To replace the tape of not good enough, you need a “launch sentence.” “I’m more than good enough” would is an example of a solid launch statement.


Put your launch sentence in prominent locations, such as your car’s dashboard or computer. How come? The reason is that as the tape plays, you won’t be able to remember your launch statement.

Continue to say “stop” until you recall your launch sentence, says Fouts.

Put your launch sentence into your own words and pontificate.

While going about your daily tasks, like while driving or exercising, practice your launch sentence so you can recall it when you need it in the future.

“I am told this sounds simple and it does,” she adds. However, this technique is challenging when your negative tape is playing. You will not want to replace the tape every day while your brain is rewiring itself. “It is these moments you can’t give up.”

3. Distinguish Humility and Fear

When it comes to hard work and accomplishments, there’s humility, and then there’s fear. In other words, having a high level of competence can lead one to discount its value occasionally. However, as Carl Richards wrote in an article for the New York Times,[5] “After spending a lot of time fine-tuning our ability, isn’t it sort of the point for our skill to look and feel natural?”

The problem is that we feel unworthy from time to time. But, as Seth Godin explained in a blog post,[6] “When you feel unworthy, any kind response, positive feedback or reward feels like a trick, a scam, the luck of the draw.”

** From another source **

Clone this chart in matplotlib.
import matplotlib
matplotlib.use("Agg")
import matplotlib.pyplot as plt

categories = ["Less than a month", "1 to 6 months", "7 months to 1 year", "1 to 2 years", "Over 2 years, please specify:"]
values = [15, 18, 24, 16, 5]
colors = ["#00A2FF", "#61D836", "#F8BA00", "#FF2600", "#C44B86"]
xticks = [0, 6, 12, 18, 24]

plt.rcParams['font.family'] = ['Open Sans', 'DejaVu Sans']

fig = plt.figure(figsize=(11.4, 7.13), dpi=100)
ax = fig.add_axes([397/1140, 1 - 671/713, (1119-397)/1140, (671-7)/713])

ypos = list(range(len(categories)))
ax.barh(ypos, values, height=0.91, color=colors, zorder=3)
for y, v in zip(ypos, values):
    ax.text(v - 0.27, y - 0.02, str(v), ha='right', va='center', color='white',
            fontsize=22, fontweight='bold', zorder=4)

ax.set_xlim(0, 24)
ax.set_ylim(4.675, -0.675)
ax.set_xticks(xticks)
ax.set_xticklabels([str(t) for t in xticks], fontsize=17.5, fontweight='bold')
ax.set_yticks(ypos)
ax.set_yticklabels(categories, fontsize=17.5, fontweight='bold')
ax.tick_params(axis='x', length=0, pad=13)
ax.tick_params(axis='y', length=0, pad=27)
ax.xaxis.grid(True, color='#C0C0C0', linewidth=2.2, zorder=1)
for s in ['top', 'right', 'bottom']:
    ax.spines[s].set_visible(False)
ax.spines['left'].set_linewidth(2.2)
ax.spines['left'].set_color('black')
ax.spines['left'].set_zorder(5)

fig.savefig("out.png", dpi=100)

Feeling worthy without feeling entitled is possible. And, finding the right balance between them is critical for overcoming impostor syndrome. “Humility and worthiness have nothing at all to do with defending our territory,” Godin continues. “We don’t have to feel like a fraud to also be gracious, open, or humble.”

4. Keep a “Brag Sheet”

When you were sending out college applications, did you build yourself a “brag sheet?” If not, here’s a clean description from Shawna Newman,[7] “A brag sheet is very similar to a student resume – it highlights your accomplishments, key experiences, leadership skills, and employment throughout your secondary education.” In short, “it’s a quick reference guide with all the details and achievements for someone trying to get to know you better.”

While it may be awkward at first, you can apply the same concept when coping with imposter syndrome. Just compose a list of your accomplishments, activities, skills. That’s it. Just remember Godin’s advice and also be humble and gracious.

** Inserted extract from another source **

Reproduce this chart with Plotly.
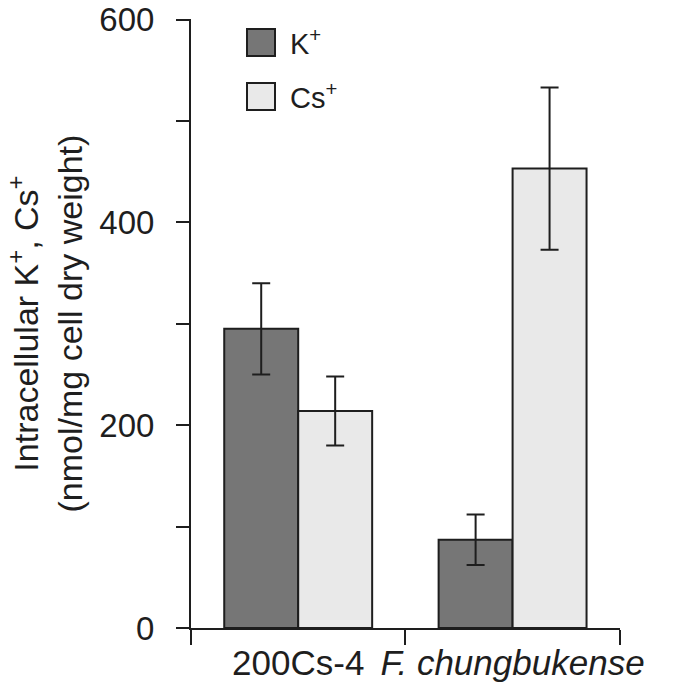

As an added perk, besides being an effective way to talk myself up, I’ve also found that this has helped me stop comparing myself to others. Instead of harping about other people’s milestones, I’m honing in on what I’ve done.

5. Celebrate Wins, Period

Speaking of accomplishments, they shouldn’t be categorized as small or big. After all, you feel as if you don’t belong when you have imposter syndrome. So, the more you celebrate your wins, the more confident you’ll become.

Furthermore, accept compliments without qualifying them and practice listening to praise every day. Finally, become kinder to yourself by saying at least one kind thing to yourself daily. And, give yourself a well-deserved pat on the back.

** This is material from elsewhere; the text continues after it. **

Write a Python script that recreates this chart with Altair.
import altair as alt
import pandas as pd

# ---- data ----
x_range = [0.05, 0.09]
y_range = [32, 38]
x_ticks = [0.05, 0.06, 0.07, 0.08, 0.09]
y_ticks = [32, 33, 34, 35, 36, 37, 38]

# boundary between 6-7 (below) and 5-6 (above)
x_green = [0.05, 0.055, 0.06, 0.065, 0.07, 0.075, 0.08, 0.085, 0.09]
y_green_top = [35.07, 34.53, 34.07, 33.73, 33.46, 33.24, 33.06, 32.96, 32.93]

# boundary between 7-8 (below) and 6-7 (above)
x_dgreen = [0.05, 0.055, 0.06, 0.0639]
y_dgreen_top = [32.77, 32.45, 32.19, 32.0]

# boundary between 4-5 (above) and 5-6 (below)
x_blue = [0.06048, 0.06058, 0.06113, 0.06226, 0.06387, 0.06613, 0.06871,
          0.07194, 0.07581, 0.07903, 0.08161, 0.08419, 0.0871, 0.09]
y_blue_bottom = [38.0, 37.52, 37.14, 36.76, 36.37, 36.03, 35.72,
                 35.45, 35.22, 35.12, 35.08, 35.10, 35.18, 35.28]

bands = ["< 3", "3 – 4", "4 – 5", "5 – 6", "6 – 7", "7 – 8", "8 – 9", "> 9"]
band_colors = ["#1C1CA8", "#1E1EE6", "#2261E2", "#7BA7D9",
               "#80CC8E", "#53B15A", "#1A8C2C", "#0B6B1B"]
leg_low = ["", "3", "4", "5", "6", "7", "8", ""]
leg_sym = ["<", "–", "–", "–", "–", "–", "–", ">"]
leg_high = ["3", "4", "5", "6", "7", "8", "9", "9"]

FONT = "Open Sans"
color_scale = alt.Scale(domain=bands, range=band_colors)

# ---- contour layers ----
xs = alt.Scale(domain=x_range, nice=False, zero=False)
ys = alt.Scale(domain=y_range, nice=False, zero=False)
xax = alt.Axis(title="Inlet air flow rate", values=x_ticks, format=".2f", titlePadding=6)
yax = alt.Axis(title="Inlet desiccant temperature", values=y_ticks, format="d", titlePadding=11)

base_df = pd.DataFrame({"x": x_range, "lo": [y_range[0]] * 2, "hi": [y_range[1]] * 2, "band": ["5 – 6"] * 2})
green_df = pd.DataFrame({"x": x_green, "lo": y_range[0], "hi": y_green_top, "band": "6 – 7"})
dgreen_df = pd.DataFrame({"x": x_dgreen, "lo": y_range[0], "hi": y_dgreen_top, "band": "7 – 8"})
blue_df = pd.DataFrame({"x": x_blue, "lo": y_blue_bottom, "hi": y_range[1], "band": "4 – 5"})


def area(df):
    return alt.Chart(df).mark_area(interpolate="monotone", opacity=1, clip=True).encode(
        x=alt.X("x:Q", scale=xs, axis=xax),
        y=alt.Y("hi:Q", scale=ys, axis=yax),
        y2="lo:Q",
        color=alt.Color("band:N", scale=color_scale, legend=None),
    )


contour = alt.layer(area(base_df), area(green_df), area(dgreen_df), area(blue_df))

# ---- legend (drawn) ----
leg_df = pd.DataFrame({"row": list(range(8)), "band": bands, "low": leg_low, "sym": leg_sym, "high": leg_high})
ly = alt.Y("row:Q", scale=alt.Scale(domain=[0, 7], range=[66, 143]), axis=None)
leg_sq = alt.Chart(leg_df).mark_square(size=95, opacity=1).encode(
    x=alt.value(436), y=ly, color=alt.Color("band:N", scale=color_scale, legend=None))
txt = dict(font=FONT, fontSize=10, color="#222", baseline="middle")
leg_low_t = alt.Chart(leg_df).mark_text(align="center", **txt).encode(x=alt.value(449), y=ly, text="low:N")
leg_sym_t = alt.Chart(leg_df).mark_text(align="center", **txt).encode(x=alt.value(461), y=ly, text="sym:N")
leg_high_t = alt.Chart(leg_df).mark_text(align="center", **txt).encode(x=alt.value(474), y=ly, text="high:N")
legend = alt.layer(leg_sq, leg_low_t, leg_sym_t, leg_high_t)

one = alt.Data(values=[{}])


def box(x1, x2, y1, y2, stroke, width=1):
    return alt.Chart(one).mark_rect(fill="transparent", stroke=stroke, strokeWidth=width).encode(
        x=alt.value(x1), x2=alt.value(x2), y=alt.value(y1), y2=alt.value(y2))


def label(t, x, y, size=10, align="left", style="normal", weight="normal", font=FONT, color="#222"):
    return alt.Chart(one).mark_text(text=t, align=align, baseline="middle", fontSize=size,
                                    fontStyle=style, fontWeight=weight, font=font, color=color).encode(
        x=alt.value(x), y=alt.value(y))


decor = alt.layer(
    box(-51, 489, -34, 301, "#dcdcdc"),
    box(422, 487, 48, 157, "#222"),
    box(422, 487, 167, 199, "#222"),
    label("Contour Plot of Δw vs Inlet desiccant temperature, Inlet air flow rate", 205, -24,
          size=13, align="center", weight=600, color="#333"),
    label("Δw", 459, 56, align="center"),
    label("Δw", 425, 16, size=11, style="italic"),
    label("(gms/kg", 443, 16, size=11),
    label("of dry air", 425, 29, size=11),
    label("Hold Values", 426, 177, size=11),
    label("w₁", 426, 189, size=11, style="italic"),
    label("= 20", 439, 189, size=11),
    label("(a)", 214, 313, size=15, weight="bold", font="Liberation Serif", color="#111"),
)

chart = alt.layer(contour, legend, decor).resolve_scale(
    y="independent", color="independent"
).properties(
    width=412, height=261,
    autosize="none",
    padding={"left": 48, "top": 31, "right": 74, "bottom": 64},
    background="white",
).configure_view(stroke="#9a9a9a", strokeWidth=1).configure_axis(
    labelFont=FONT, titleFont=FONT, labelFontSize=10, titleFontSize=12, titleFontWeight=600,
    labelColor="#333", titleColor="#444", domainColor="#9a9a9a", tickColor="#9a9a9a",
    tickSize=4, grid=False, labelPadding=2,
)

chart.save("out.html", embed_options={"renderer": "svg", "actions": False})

6. Assemble a Legion of Superheroes

“You know how corporations have a board of directors to — in theory — make them stronger, maintain checks and balances, leverage resources, and help advance the organization’s vision?” asks inspirational speaker, speaking coach, and creative consultant Tania Katan.[8] “Why not assemble your own board of directors to leverage resources to help make your career stronger, keep you in check and balanced, and advance your vision?”


“My friend Alison Wade, president of conferences, training, and consulting at Techwell, calls her personal board of directors her “front-row” — those are the people she invites to sit spitting distance from the stage, cheer her on, challenge her, and review her performance,” Katan writes.

As for Katan, she calls hers a “legion of superheroes.” The reason? “I dig the idea of joining forces to do good in the corporate galaxy.”

It’s important to have a diverse group of individuals who will defend you. Ideally, they should be varied in all dimensions, such as cultural background, way of thinking, and skills.

Katan recommends that you meet together frequently, whether if that’s once a week or every quarter. “Share your experiences, fears, creative ideas, aspirations,” she adds. “Celebrate each other’s accomplishments.” You also need to both support and challenge each other. “Discover what you are capable of doing when you combine your powers.”

7. Visualize Success

Follow the example of a professional athlete by imagining yourself crushing that presentation or project. You’ll enjoy the relief from performance-related stress. And, more importantly, it can help you avoid focusing on the worst-case scenario.

Final Words of Advice

While there’s no single formula to cure imposter syndrome, the tips listed above are a start. After all, your success depends on your ability to fight the negative effects of it. For example, feeling unworthy over time can lead to crippling anxiety and depression if left untreated.

If you’ve tried the above, then make sure that you speak to someone about what you’re experiencing, whether it’s a mentor, peer group, or licensed professional. And, above all else, there’s a place at the table for everyone — no matter what your inner voice is telling you.